Environmental Migration Adapting to Climate Change
The flight from inhospitable places is one of the most ancient strategies of humanity. As a result of climate change, creeping environmental changes and weather-related natural disasters will increase significantly. Climate policy should respond to this, claims political scientist Steffen Bauer.
The IPCC (Intergovernmental Panel on Climate Change) has confirmed in a special report published in 2012 that, as a result of climate change, creeping environmental changes and weather-related natural disasters will increase significantly. The torrential rains that struck England and Wales in February 2014, and the typhoon Haiyan that devastated parts of the Philippines in November 2013, illustrate vividly what we may expect in future from global warming and rising sea levels.
It stands to reason that such extreme events can also influence the migration behaviour of the people affected. This is especially true of people living in places where developmental conditions impede effective adaptation to changing circumstances. For example, densely populated coastal regions in developing countries are particularly vulnerable.

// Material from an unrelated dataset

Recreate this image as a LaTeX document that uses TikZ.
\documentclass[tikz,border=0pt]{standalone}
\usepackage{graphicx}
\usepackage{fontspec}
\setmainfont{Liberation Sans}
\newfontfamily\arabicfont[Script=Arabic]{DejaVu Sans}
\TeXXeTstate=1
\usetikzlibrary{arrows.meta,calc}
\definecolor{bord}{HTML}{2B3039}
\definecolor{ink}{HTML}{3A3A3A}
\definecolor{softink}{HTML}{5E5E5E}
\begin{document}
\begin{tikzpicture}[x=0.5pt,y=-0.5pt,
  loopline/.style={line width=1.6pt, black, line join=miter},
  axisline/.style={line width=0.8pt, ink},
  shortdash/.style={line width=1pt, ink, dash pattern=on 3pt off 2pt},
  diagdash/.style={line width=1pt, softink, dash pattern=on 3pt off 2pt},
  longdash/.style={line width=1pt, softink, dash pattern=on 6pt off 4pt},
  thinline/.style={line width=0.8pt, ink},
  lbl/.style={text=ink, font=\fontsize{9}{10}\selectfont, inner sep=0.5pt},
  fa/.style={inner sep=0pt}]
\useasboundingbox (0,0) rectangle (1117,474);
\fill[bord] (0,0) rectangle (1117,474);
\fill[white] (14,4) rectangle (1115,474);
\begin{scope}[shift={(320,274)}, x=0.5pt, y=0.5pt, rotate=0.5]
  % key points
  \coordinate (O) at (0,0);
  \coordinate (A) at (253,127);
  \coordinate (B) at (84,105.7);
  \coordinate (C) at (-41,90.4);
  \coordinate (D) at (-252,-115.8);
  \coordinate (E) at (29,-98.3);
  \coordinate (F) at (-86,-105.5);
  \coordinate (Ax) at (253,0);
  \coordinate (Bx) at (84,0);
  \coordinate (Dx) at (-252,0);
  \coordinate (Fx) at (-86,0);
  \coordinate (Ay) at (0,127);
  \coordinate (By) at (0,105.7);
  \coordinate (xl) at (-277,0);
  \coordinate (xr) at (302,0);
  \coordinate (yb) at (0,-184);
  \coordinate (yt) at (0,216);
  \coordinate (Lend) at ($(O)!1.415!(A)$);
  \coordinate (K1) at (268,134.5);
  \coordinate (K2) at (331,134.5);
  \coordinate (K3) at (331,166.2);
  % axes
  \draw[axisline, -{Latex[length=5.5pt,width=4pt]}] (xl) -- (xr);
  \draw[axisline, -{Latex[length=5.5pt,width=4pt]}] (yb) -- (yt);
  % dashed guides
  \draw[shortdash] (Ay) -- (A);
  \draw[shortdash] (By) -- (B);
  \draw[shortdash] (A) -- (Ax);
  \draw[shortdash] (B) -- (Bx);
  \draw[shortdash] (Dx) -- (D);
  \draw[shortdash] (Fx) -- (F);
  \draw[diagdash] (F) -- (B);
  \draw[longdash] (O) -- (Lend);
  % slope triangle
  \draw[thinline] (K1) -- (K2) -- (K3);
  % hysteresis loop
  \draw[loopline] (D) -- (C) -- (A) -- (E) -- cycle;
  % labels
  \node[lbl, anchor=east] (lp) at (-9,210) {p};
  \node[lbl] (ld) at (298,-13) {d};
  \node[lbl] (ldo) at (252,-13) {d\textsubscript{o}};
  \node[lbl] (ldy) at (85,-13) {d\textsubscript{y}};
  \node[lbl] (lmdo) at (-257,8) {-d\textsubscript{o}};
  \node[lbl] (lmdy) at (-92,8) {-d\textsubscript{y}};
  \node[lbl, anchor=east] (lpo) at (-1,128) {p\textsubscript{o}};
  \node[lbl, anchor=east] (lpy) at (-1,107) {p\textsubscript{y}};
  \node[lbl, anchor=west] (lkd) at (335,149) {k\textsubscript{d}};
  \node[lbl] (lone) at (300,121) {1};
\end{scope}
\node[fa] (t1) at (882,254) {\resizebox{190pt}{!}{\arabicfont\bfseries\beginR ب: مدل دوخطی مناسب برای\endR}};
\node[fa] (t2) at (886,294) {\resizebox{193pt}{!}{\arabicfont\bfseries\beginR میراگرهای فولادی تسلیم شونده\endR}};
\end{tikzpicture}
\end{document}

Here it is of secondary significance whether the storm disaster can be traced to natural weather extremes or to man-made climate change: those for whom the necessities of life threaten to break away must respond to this threat.
The question about the cause of migration is nevertheless a controversial issue in politics and international law, as the debates about so-called climate refugees show. Unlike war refugees and those persecuted for reasons of religion, people who migrate as a result of changed environmental conditions fall through the cracks in international rights and rules on migration. Although more and more attention is being paid to this problem, appropriate political and legal instruments are still lacking to grapple with it usefully. The excitement with which the supposed millions of climate refugees are conjured up as an international security risk is of little help. On the contrary, it fails to recognize the complexity of the migration process.

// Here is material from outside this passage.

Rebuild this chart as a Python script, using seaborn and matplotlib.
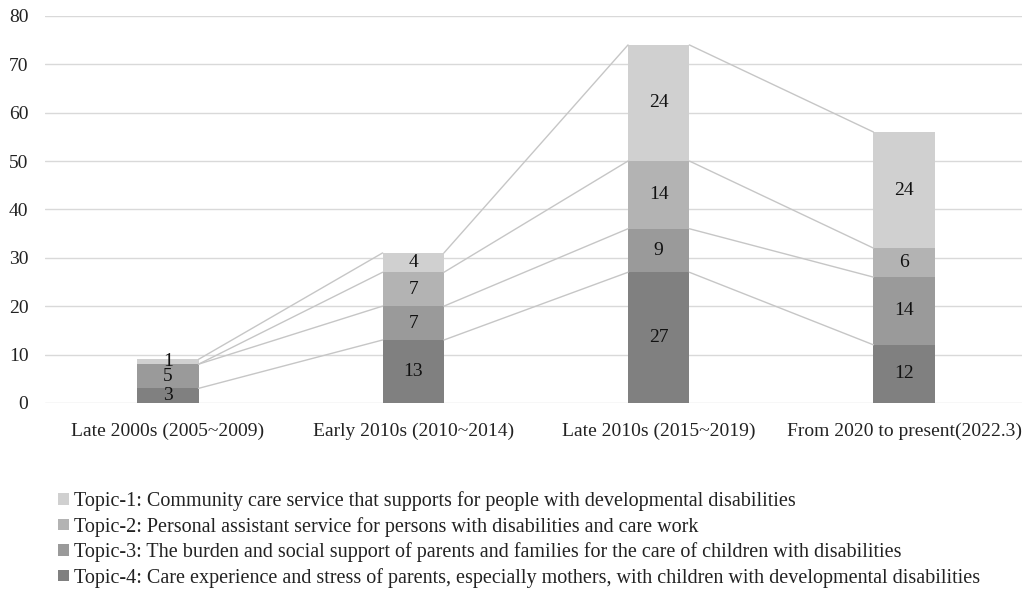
import numpy as np
import pandas as pd
import matplotlib
matplotlib.use("Agg")
import matplotlib.pyplot as plt
from matplotlib.patches import Patch
import seaborn as sns

# --- data ---
periods = ["Late 2000s (2005~2009)", "Early 2010s (2010~2014)",
           "Late 2010s (2015~2019)", "From 2020 to present(2022.3)"]
topic4 = [3, 13, 27, 12]
topic3 = [5, 7, 9, 14]
topic2 = [0, 7, 14, 6]
topic1 = [1, 4, 24, 24]
topic_names = [
    "Topic-1: Community care service that supports for people with developmental disabilities",
    "Topic-2: Personal assistant service for persons with disabilities and care work",
    "Topic-3: The burden and social support of parents and families for the care of children with disabilities",
    "Topic-4: Care experience and stress of parents, especially mothers, with children with developmental disabilities",
]
colors = ["#d0d0d0", "#b3b3b3", "#9a9a9a", "#808080"]

sns.set_theme(style="white")
plt.rcParams["font.family"] = ["Liberation Serif", "DejaVu Serif"]

fig = plt.figure(figsize=(10.26, 5.89), dpi=100)
ax = fig.add_axes([0.044, 0.316, 0.952, 0.657])

# stack from bottom (topic-4) to top (topic-1)
stack = [(topic4, colors[3]), (topic3, colors[2]), (topic2, colors[1]), (topic1, colors[0])]
bar_w = 0.25
bottom = np.zeros(len(periods))
tops = []
for vals, col in stack:
    df = pd.DataFrame({"period": periods, "n": vals})
    sns.barplot(data=df, x="period", y="n", bottom=bottom, color=col,
                width=bar_w, ax=ax, saturation=1, linewidth=0, errorbar=None)
    cont = ax.containers[-1]
    labels = [str(v) if v > 0 else "" for v in vals]
    ax.bar_label(cont, labels=labels, label_type="center", fontsize=14, color="#111111")
    bottom = bottom + np.array(vals)
    tops.append(bottom.copy())

# series lines between bars
xs = np.arange(len(periods))
for t in tops:
    for i in range(len(periods) - 1):
        ax.plot([xs[i] + bar_w / 2, xs[i + 1] - bar_w / 2], [t[i], t[i + 1]],
                color="#c6c6c6", lw=1, zorder=1)

ax.set_xlim(-0.5, 3.48)
ax.set_ylim(0, 80)
ax.set_yticks(range(0, 81, 10))
ax.yaxis.grid(True, color="#d9d9d9", lw=1)
ax.set_axisbelow(True)
for s in ax.spines.values():
    s.set_visible(False)
ax.set_xlabel("")
ax.set_ylabel("")
ax.tick_params(axis="both", length=0, labelsize=14, colors="#222222")
ax.tick_params(axis="x", pad=14)
ax.tick_params(axis="y", pad=12)

handles = [Patch(facecolor=c, edgecolor="none") for c in colors]
fig.legend(handles, topic_names, loc="upper left", bbox_to_anchor=(0.057, 0.166),
           frameon=False, fontsize=14.5, handlelength=0.5, handleheight=0.5,
           handletextpad=0.25, labelspacing=0.28, borderaxespad=0, borderpad=0,
           labelcolor="#222222")

fig.savefig("out.png", dpi=100)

The term climate refugees is misleadingMigration research shows that under conditions of poverty individual members of primarily smallholder households migrate so as to live and work for a limited time in another place. When, against the odds, they succeed in earning money there, they generally use it to support their families back home. These families are dependent on such help to cope with the negative effects of environmental changes – for example, drought-related crop failures. Thus environmental migration is by no means automatically about permanent expulsion, but more often pragmatic strategies of adaptation.
Clear causal relationships between the effects of climate change and migration behaviour are difficult to prove. The individual decision to migrate usually has many grounds and should also be evaluated within the context of economic and social factors. The question whether this hurricane or that drought is a direct consequence of climate change can hardly be adequately answered. For this reason alone it is not useful to focus only on climate change as a cause of flight in seeking answers to the challenges of environmental migration. Moreover, a consistent policy addressed only to climate refugees would have to exclude migration resulting from non-climatic natural catastrophes such as earthquakes. This would be ethically and politically hard to justify. In addition, it is difficult to distinguish between voluntary and forced migration in environmental migration. In very few cases, however, can migration due to environmental change be described as flight in the sense of international law.